══ Data lines
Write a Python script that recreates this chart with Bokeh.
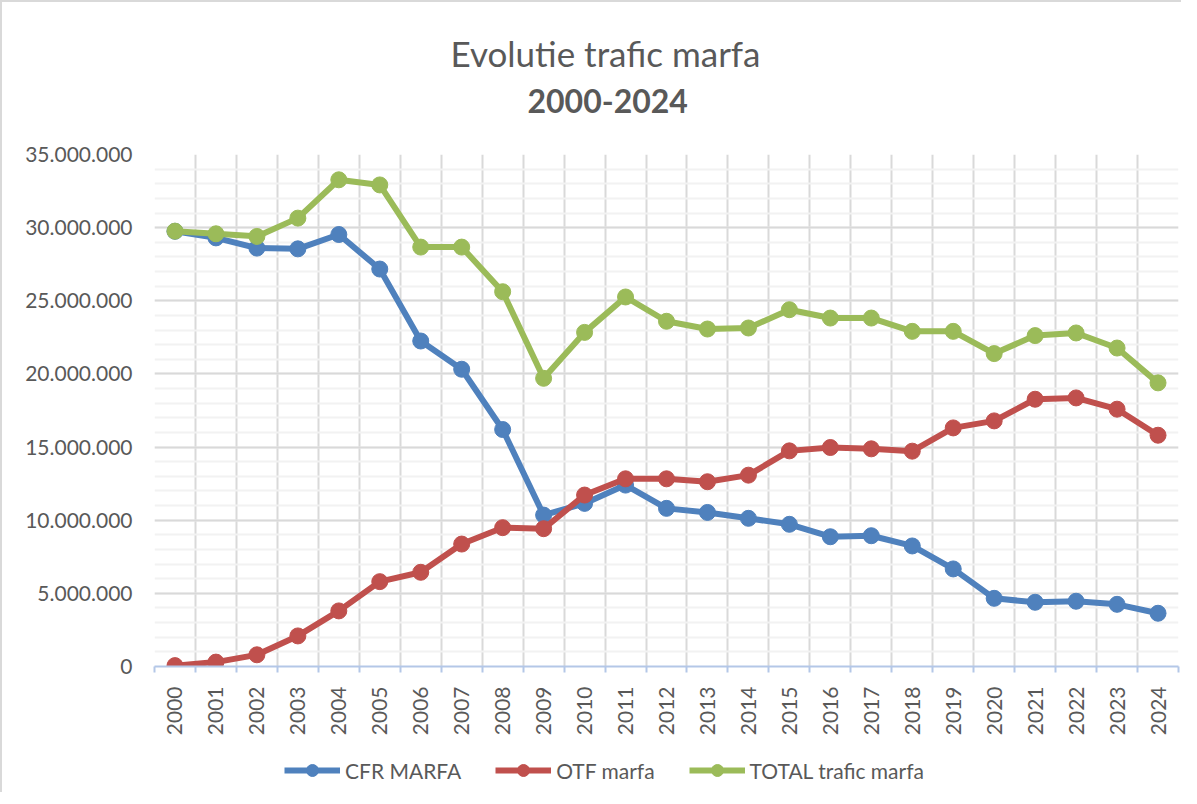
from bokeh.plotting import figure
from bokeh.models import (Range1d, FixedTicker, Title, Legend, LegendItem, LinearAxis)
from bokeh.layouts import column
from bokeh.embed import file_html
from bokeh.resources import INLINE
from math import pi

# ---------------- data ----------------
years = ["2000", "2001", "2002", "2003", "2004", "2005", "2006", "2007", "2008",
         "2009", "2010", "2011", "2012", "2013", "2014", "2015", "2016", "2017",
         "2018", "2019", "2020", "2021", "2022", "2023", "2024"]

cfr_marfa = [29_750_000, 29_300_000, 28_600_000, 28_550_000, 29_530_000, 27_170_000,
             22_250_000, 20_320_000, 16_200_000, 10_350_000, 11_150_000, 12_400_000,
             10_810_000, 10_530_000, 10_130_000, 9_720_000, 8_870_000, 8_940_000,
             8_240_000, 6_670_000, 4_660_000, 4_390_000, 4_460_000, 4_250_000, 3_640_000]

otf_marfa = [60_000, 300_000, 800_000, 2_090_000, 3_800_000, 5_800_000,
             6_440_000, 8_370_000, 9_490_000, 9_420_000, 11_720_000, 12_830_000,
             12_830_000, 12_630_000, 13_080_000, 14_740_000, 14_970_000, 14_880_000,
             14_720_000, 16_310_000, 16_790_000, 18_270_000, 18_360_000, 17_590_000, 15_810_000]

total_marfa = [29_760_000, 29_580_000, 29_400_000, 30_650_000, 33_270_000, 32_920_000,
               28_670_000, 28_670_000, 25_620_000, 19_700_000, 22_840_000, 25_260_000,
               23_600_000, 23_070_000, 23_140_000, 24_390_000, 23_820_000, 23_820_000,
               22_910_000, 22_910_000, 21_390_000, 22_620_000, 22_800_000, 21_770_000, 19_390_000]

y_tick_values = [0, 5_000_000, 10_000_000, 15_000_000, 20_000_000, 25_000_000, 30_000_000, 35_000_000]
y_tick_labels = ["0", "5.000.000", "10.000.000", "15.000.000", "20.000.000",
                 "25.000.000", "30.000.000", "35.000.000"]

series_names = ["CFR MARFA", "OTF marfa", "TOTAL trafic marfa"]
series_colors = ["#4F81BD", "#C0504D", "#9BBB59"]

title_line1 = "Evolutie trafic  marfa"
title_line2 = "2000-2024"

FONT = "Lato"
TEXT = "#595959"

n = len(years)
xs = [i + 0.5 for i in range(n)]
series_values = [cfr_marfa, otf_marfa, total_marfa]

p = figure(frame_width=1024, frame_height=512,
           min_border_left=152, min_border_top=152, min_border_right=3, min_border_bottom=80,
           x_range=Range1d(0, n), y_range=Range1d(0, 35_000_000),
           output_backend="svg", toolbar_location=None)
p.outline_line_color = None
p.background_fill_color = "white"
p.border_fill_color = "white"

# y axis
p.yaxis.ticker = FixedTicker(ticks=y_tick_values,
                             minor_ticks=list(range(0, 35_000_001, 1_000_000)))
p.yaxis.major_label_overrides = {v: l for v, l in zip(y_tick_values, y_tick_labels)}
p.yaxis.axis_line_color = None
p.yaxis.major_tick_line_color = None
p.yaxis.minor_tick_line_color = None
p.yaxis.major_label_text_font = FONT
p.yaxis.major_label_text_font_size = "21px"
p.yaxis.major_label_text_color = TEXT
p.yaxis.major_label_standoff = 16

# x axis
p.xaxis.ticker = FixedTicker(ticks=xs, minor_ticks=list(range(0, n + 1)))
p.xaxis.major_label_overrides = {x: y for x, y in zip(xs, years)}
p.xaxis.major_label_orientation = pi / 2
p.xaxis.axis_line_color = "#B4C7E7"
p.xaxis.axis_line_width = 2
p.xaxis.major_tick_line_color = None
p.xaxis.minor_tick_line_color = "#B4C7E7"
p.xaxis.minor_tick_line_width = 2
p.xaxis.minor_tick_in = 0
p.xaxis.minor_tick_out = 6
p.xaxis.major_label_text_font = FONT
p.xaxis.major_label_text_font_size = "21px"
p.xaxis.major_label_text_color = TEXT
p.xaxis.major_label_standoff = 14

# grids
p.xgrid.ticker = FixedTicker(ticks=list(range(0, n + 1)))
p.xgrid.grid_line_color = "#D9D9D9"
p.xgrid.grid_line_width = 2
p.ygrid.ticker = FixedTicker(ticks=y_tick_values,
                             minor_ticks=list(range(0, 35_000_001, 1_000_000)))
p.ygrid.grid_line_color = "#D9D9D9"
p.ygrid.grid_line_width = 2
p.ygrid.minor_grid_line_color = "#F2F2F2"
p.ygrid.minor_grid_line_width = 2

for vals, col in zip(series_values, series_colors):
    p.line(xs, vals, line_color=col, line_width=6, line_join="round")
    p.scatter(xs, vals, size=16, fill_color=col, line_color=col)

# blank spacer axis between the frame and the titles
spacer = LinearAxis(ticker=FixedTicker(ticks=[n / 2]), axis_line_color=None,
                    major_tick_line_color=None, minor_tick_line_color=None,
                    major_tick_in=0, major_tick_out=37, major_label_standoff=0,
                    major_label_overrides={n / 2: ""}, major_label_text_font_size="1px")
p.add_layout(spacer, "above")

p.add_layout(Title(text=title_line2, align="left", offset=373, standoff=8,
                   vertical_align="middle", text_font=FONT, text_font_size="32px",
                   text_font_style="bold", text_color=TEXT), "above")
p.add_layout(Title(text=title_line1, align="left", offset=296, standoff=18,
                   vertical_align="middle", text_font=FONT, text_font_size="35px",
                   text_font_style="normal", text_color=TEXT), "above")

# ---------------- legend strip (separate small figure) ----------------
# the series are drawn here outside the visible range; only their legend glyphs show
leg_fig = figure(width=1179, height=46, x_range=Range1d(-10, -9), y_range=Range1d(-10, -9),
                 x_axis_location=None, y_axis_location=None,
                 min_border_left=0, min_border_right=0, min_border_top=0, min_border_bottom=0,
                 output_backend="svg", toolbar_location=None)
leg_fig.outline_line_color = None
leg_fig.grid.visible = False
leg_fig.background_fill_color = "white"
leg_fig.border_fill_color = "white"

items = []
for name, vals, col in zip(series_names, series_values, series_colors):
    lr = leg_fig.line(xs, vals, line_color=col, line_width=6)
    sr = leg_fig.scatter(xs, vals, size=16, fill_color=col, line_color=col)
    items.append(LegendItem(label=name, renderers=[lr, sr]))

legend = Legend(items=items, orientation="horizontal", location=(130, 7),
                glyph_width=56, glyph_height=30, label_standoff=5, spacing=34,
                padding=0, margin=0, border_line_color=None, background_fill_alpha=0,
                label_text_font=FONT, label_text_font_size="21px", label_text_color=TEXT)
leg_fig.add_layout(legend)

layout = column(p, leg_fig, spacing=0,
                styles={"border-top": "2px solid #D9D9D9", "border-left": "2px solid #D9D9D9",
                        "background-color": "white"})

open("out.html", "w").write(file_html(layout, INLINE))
════
● Work to complete:
Copy out each line exactly, without the pictures.

● Exercise answer:
Write a Python script that recreates this chart with Bokeh.
from bokeh.plotting import figure
from bokeh.models import (Range1d, FixedTicker, Title, Legend, LegendItem, LinearAxis)
from bokeh.layouts import column
from bokeh.embed import file_html
from bokeh.resources import INLINE
from math import pi

# ---------------- data ----------------
years = ["2000", "2001", "2002", "2003", "2004", "2005", "2006", "2007", "2008",
         "2009", "2010", "2011", "2012", "2013", "2014", "2015", "2016", "2017",
         "2018", "2019", "2020", "2021", "2022", "2023", "2024"]

cfr_marfa = [29_750_000, 29_300_000, 28_600_000, 28_550_000, 29_530_000, 27_170_000,
             22_250_000, 20_320_000, 16_200_000, 10_350_000, 11_150_000, 12_400_000,
             10_810_000, 10_530_000, 10_130_000, 9_720_000, 8_870_000, 8_940_000,
             8_240_000, 6_670_000, 4_660_000, 4_390_000, 4_460_000, 4_250_000, 3_640_000]

otf_marfa = [60_000, 300_000, 800_000, 2_090_000, 3_800_000, 5_800_000,
             6_440_000, 8_370_000, 9_490_000, 9_420_000, 11_720_000, 12_830_000,
             12_830_000, 12_630_000, 13_080_000, 14_740_000, 14_970_000, 14_880_000,
             14_720_000, 16_310_000, 16_790_000, 18_270_000, 18_360_000, 17_590_000, 15_810_000]

total_marfa = [29_760_000, 29_580_000, 29_400_000, 30_650_000, 33_270_000, 32_920_000,
               28_670_000, 28_670_000, 25_620_000, 19_700_000, 22_840_000, 25_260_000,
               23_600_000, 23_070_000, 23_140_000, 24_390_000, 23_820_000, 23_820_000,
               22_910_000, 22_910_000, 21_390_000, 22_620_000, 22_800_000, 21_770_000, 19_390_000]

y_tick_values = [0, 5_000_000, 10_000_000, 15_000_000, 20_000_000, 25_000_000, 30_000_000, 35_000_000]
y_tick_labels = ["0", "5.000.000", "10.000.000", "15.000.000", "20.000.000",
                 "25.000.000", "30.000.000", "35.000.000"]

series_names = ["CFR MARFA", "OTF marfa", "TOTAL trafic marfa"]
series_colors = ["#4F81BD", "#C0504D", "#9BBB59"]

title_line1 = "Evolutie trafic  marfa"
title_line2 = "2000-2024"

FONT = "Lato"
TEXT = "#595959"

n = len(years)
xs = [i + 0.5 for i in range(n)]
series_values = [cfr_marfa, otf_marfa, total_marfa]

p = figure(frame_width=1024, frame_height=512,
           min_border_left=152, min_border_top=152, min_border_right=3, min_border_bottom=80,
           x_range=Range1d(0, n), y_range=Range1d(0, 35_000_000),
           output_backend="svg", toolbar_location=None)
p.outline_line_color = None
p.background_fill_color = "white"
p.border_fill_color = "white"

# y axis
p.yaxis.ticker = FixedTicker(ticks=y_tick_values,
                             minor_ticks=list(range(0, 35_000_001, 1_000_000)))
p.yaxis.major_label_overrides = {v: l for v, l in zip(y_tick_values, y_tick_labels)}
p.yaxis.axis_line_color = None
p.yaxis.major_tick_line_color = None
p.yaxis.minor_tick_line_color = None
p.yaxis.major_label_text_font = FONT
p.yaxis.major_label_text_font_size = "21px"
p.yaxis.major_label_text_color = TEXT
p.yaxis.major_label_standoff = 16

# x axis
p.xaxis.ticker = FixedTicker(ticks=xs, minor_ticks=list(range(0, n + 1)))
p.xaxis.major_label_overrides = {x: y for x, y in zip(xs, years)}
p.xaxis.major_label_orientation = pi / 2
p.xaxis.axis_line_color = "#B4C7E7"
p.xaxis.axis_line_width = 2
p.xaxis.major_tick_line_color = None
p.xaxis.minor_tick_line_color = "#B4C7E7"
p.xaxis.minor_tick_line_width = 2
p.xaxis.minor_tick_in = 0
p.xaxis.minor_tick_out = 6
p.xaxis.major_label_text_font = FONT
p.xaxis.major_label_text_font_size = "21px"
p.xaxis.major_label_text_color = TEXT
p.xaxis.major_label_standoff = 14

# grids
p.xgrid.ticker = FixedTicker(ticks=list(range(0, n + 1)))
p.xgrid.grid_line_color = "#D9D9D9"
p.xgrid.grid_line_width = 2
p.ygrid.ticker = FixedTicker(ticks=y_tick_values,
                             minor_ticks=list(range(0, 35_000_001, 1_000_000)))
p.ygrid.grid_line_color = "#D9D9D9"
p.ygrid.grid_line_width = 2
p.ygrid.minor_grid_line_color = "#F2F2F2"
p.ygrid.minor_grid_line_width = 2

for vals, col in zip(series_values, series_colors):
    p.line(xs, vals, line_color=col, line_width=6, line_join="round")
    p.scatter(xs, vals, size=16, fill_color=col, line_color=col)

# blank spacer axis between the frame and the titles
spacer = LinearAxis(ticker=FixedTicker(ticks=[n / 2]), axis_line_color=None,
                    major_tick_line_color=None, minor_tick_line_color=None,
                    major_tick_in=0, major_tick_out=37, major_label_standoff=0,
                    major_label_overrides={n / 2: ""}, major_label_text_font_size="1px")
p.add_layout(spacer, "above")

p.add_layout(Title(text=title_line2, align="left", offset=373, standoff=8,
                   vertical_align="middle", text_font=FONT, text_font_size="32px",
                   text_font_style="bold", text_color=TEXT), "above")
p.add_layout(Title(text=title_line1, align="left", offset=296, standoff=18,
                   vertical_align="middle", text_font=FONT, text_font_size="35px",
                   text_font_style="normal", text_color=TEXT), "above")

# ---------------- legend strip (separate small figure) ----------------
# the series are drawn here outside the visible range; only their legend glyphs show
leg_fig = figure(width=1179, height=46, x_range=Range1d(-10, -9), y_range=Range1d(-10, -9),
                 x_axis_location=None, y_axis_location=None,
                 min_border_left=0, min_border_right=0, min_border_top=0, min_border_bottom=0,
                 output_backend="svg", toolbar_location=None)
leg_fig.outline_line_color = None
leg_fig.grid.visible = False
leg_fig.background_fill_color = "white"
leg_fig.border_fill_color = "white"

items = []
for name, vals, col in zip(series_names, series_values, series_colors):
    lr = leg_fig.line(xs, vals, line_color=col, line_width=6)
    sr = leg_fig.scatter(xs, vals, size=16, fill_color=col, line_color=col)
    items.append(LegendItem(label=name, renderers=[lr, sr]))

legend = Legend(items=items, orientation="horizontal", location=(130, 7),
                glyph_width=56, glyph_height=30, label_standoff=5, spacing=34,
                padding=0, margin=0, border_line_color=None, background_fill_alpha=0,
                label_text_font=FONT, label_text_font_size="21px", label_text_color=TEXT)
leg_fig.add_layout(legend)

layout = column(p, leg_fig, spacing=0,
                styles={"border-top": "2px solid #D9D9D9", "border-left": "2px solid #D9D9D9",
                        "background-color": "white"})

open("out.html", "w").write(file_html(layout, INLINE))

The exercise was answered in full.